Par contre je peux t’assurer que c’est un gardien assez complet. Il fait de bons arrêts sur sa ligne, je trouve qu’il est très dans la vivacité des pieds, c'est-à-dire la vitesse des membres inférieurs dans notre langage des gardiens. Il a surtout une faculté rapide à adapter ses membres à la situation qui se présente à lui. Je t’explique. Ce que je dis à mes gardiens, c’est qu’un arrêt du pied compte comme un arrêt de la main. Matthieu à cette capacité à vite prendre l’information pour adapter son intervention, soit d’un arrêt du pied, soit s’il a le temps de descendre d’un arrêt de la main. Contre Monaco il nous sort deux supers arrêts du pied, contre Marseille pareil. C’est quelqu’un qui a drôlement progressé là-dessus, dans la prise d’information du déroulement de l’action.

Plus globalement, je trouve que Matthieu est devenu plus exigeant avec lui-même et avec ses coéquipiers. Auparavant, je lui reprochais d’être top gentil avec ses coéquipiers. C’est pour ça qu’il ne faut pas se fier aux apparences. On ne dirait pas ça comme de prime abord quand on regarde Matthieu mais c’est un gros compétiteur.

Sans faire offense aux clubs qu’il a connus jusqu’alors dans sa carrière, Matthieu va découvrir un club très populaire qui génère beaucoup de passion. Tu le vois s’imposer dans ce nouvel environnement ?

Je pense vraiment qu’il va répondre présent. Comme je le lui ai dit encore hier, je crois qu’on fait ce sport pour jouer dans de telles ambiances tous les quinze jours, que ce soit à Saint-Etienne, Lens Marseille ou Dortmund. Bien sur la période actuelle est un peu particulière à Geoffroy-Guichard avec ces matches à huis clos mais d’ici quelques semaines le Chaudron redeviendra un Chaudron. Qu’on soit joueur ou entraîneur, on rêve tous de vivre tous les quinze jours cette ferveur, cette ambiance. Je sais que Matthieu aime particulièrement ce stade et que cette ambiance va le transcender mais dans son style à lui, sobre et pas explosif.
Je sais que Matthieu va aimer Sainté et il a bien raison !

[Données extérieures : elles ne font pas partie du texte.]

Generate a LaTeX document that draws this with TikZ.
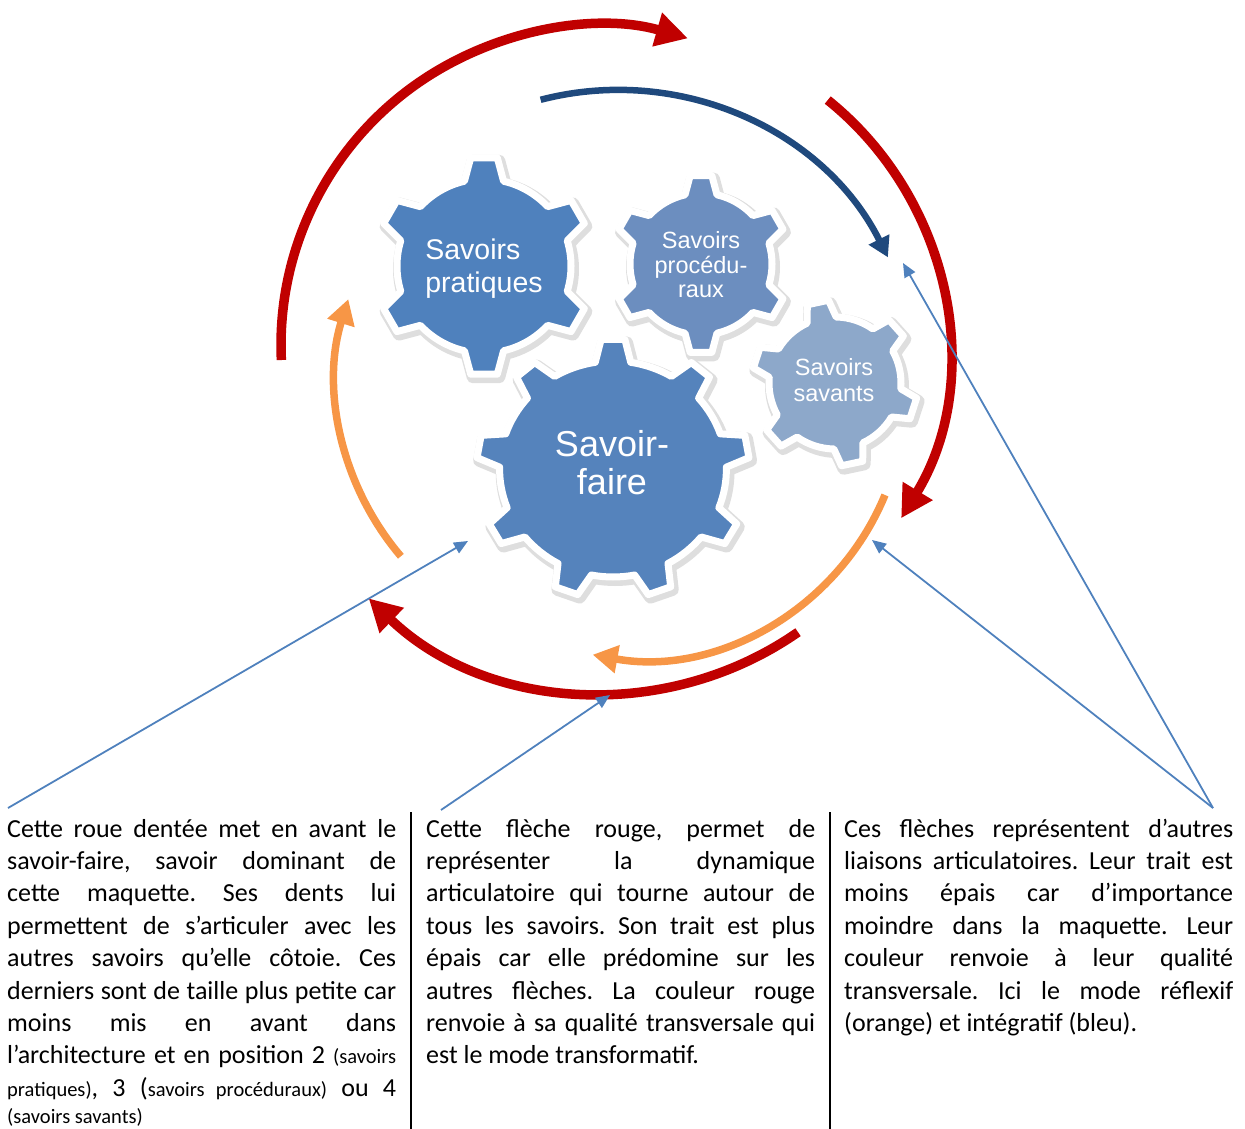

Je suis vraiment très heureux qu’il vive cette nouvelle aventure chez les Verts, il le mérite amplement ! Matthieu est vraiment très content. Même s’il arrive sur sa fin de carrière, c’est beau de signer à Saint-Etienne. Certes les Verts sont derniers de Ligue 2 actuellement. Mais Saint-Etienne ça fait toujours rêver, Saint-Etienne ça reste Saint-Etienne. C’est comme quand l’OM était descendu en Ligue 2, comme quand le Racing Club de Strasbourg jouait en National. Ces clubs-là dégagent quelque chose, même quand ils ne sont pas dans l’élite ils ne laissent personne insensible. Les Verts, tu ne peux pas ne pas les aimer. Matthieu aura à cœur d’aider le club à remonter la pente. Je vais encore plus regarder les Verts du coup, même si j’ai déjà vu en entier leurs quatre premiers matches de la saison.